CFAI says “a series that trends upward or downward over time often has a unit root.”
This statement is not intuitive to me. When I see a time series that trends upwards or downwards, my first instinct would be that the errors are autocorrelated, the series is covariance nonstationary, and it would need to be tested for serially correlated errors. I would not have the instinct to think that the series has a unit root.
Why should we automatically think a series likely has a unit root if it trends upwards or downwards?
If a series is covariance nonstationary, does it mean that it must have a unit root? Is it possible for a series to be covariance nonstationary while not having a unit root?
If a series has a unit root, is it the case that it must be a random walk? Can a series have a unit root and not be a random walk?
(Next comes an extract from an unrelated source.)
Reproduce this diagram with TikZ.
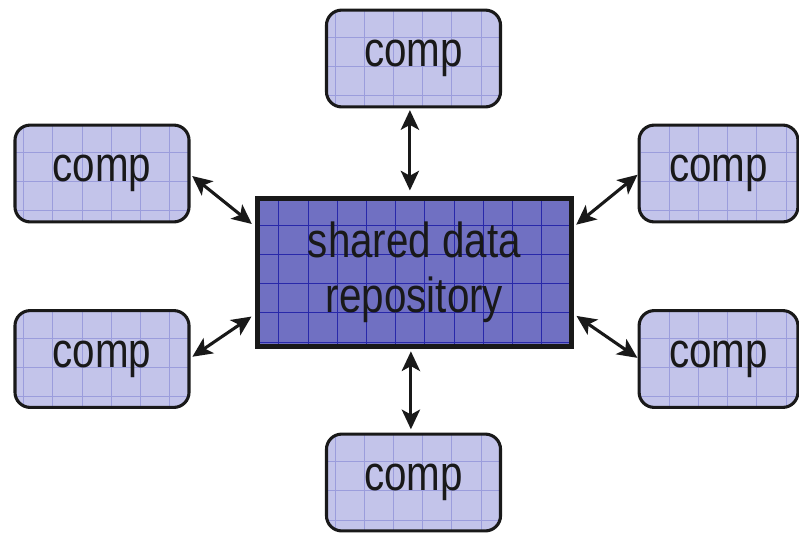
\documentclass[tikz,border=0pt]{standalone}
\usepackage{fontspec}
\setmainfont{Liberation Sans}
\usetikzlibrary{arrows.meta}

\definecolor{compfill}{RGB}{195,196,234}
\definecolor{compgrid}{RGB}{155,157,220}
\definecolor{repofill}{RGB}{112,112,194}
\definecolor{repogrid}{RGB}{40,40,170}

% condensed labels
\newcommand{\narrowtxt}[1]{\scalebox{0.82}[1]{#1}}

\begin{document}
\begin{tikzpicture}[x=0.025cm, y=-0.025cm,
  every node/.style={outer sep=0pt, font=\fontsize{35}{39}\selectfont, text=black!90},
  comp/.style={draw=black!90, line width=2.2pt, fill=compfill, rounded corners=0.38cm,
    minimum width=4.35cm, minimum height=2.42cm,
    path picture={\draw[compgrid, line width=0.5pt] (path picture bounding box.south west) grid[step=0.73cm] (path picture bounding box.north east);}},
  repo/.style={draw=black!90, line width=3pt, fill=repofill, align=center,
    minimum width=7.85cm, minimum height=3.7cm,
    path picture={\draw[repogrid, line width=0.5pt] (path picture bounding box.south west) grid[step=0.73cm] (path picture bounding box.north east);}},
  link/.style={{Stealth[length=14pt,width=13pt,inset=3.5pt]}-{Stealth[length=14pt,width=13pt,inset=3.5pt]},
    line width=2.2pt, draw=black!90}]
\useasboundingbox (0,0) rectangle (799,533);

\node[repo] (repo) at (414.5,272.5) {\narrowtxt{shared data}\\\narrowtxt{repository}};

\node[comp] (top) at (413.5,58.5) {\narrowtxt{comp}};
\node[comp] (bot) at (413.5,482.5) {\narrowtxt{comp}};
\node[comp] (lt) at (102,173.5) {\narrowtxt{comp}};
\node[comp] (lb) at (102,359) {\narrowtxt{comp}};
\node[comp, minimum width=3.97cm] (rt) at (718.5,173.5) {\narrowtxt{comp}};
\node[comp, minimum width=3.97cm] (rb) at (718.5,359) {\narrowtxt{comp}};

\draw[link, shorten <=0.08cm, shorten >=0.2cm] ([xshift=-0.09cm]top.south) -- ([xshift=-0.09cm]top.south |- repo.north);
\draw[link, shorten <=0.12cm, shorten >=0.12cm] ([xshift=-0.09cm]repo.south) -- ([xshift=-0.09cm]repo.south |- bot.north);
\draw[link, shorten <=0.1cm, shorten >=0.18cm] (lt.east) -- ([yshift=1.1cm]repo.west);
\draw[link, shorten <=0.1cm, shorten >=0.18cm] (lb.east) -- ([yshift=-1.0cm]repo.west);
\draw[link, shorten <=0.15cm, shorten >=0.05cm] ([yshift=1.1cm]repo.east) -- (rt.west);
\draw[link, shorten <=0.15cm, shorten >=0.05cm] ([yshift=-1.0cm]repo.east) -- (rb.west);
\end{tikzpicture}
\end{document}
It certainly _ can _ have a unit root, but it could also have b1 = 1.1. I see no reason that the former should be more likely than the latter.
Why would having a trend induce you to think of nonzero serial correlation? You certainly cannot have all of your errors positive (or all negative), so I don’t see how positive serial correlation would have anything to do with a trend
No reason that I can imagine.
It’s a possibility, to be sure, but not remotely the only (or even the most likely) possibility, as far as I can tell.
I’m confusing serial correlation with unit root. They seem fairly similar to me: both indicate nonstationarity.
When you observe a time series with errors that trend upward/downward rather than errors that fluctuate constantly around the mean, what would be your first thought?